Well, our mad science advisor Mitch Macaphee has unveiled his concept gondola. He’s calling it the “Giardiniera Twelve”, but it beats the hell out of me why. I think that’s what he had for lunch last Thursday. He’s got some kind of naming system going, that’s all I know. In any case, it’s kind of a cramped little thing, taller than it is wide, cylindrical, made of some unnamed shiny metal that I will refer to as inobtanium. In all frankness, it kind of looks like an air drop bomb of some kind, without the tail fins. Coincidence?

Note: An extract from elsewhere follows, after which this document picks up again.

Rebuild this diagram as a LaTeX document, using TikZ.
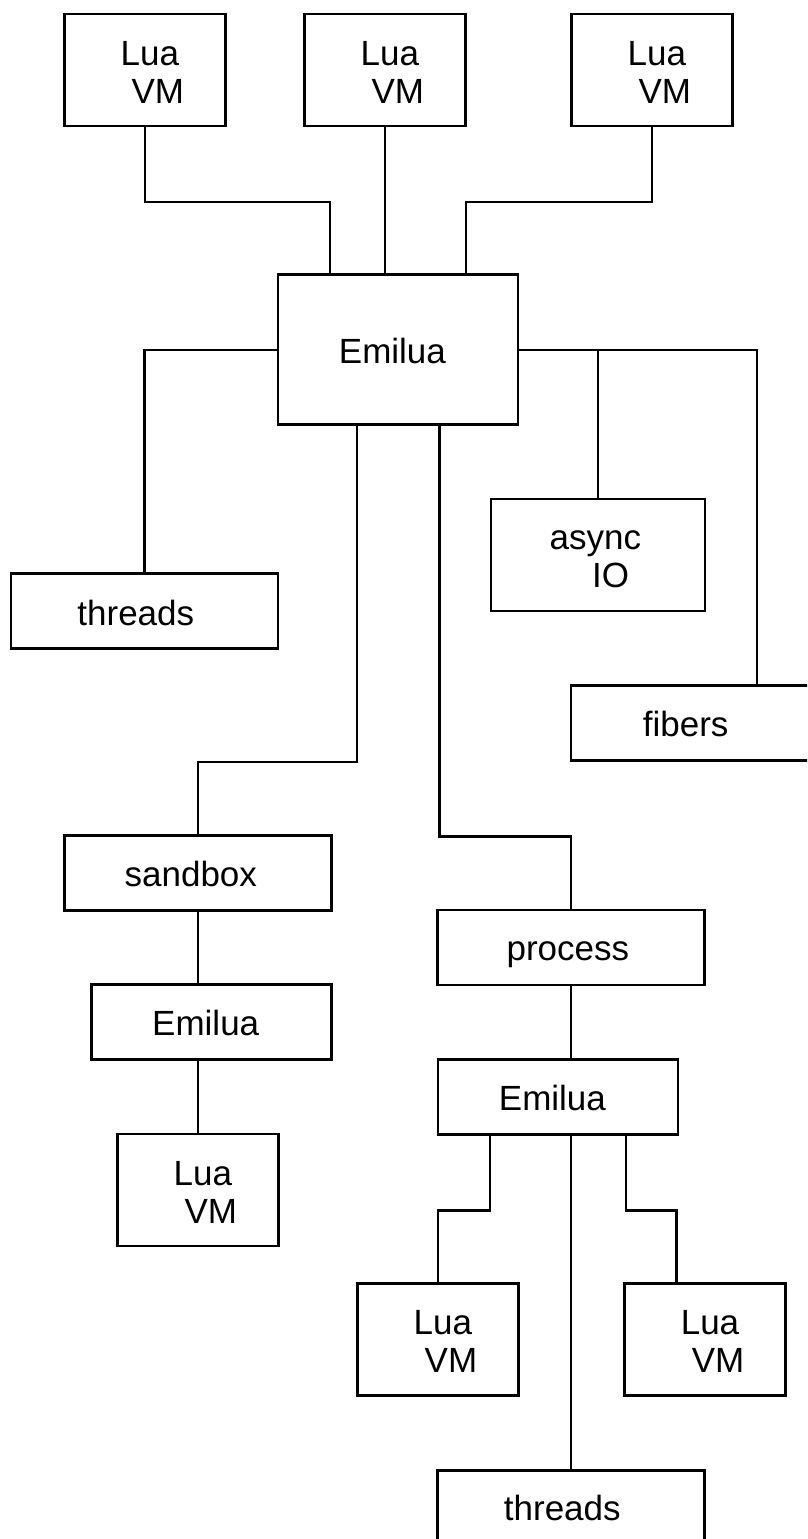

Anyhow, there’s a pocket door on one side. The idea is that you climb into this thing, you lower it down the hole, and when you line up with some interesting subterranean stratum, the door slides open and you step out to take a look. Sounds simple enough, right? Ride down to level 47, open the portal, and start looking for gigs. What could possibly go wrong? Okay, that's a thing.Marvin (my personal robot assistant) will actually take the helm of the Giardiniera Twelve (or G12, for brevity’s sake), sitting in the cockpit like a crane operator, pulling levers and waving his claw over art nouveau-looking glass lights that pulse in response. Very futuristic.

Christ on a bike, after all this crazy talk about urban gondolas, who on Earth would have imagined that we would be the first to actually implement one? Like so much in life, innovation is driven by circumstance. Hey, we’ve got a hole to the center of the Earth. We’ve got this thing and it’s golden – we’re not giving it away for nothing! That is to say, we may as well make the best of an odd situation. And if Mitch thinks we can make money by jumping into a glorified tin can and dropping to the Earth’s core, that’s good enough for me. Sort of. (Talk me out of it.)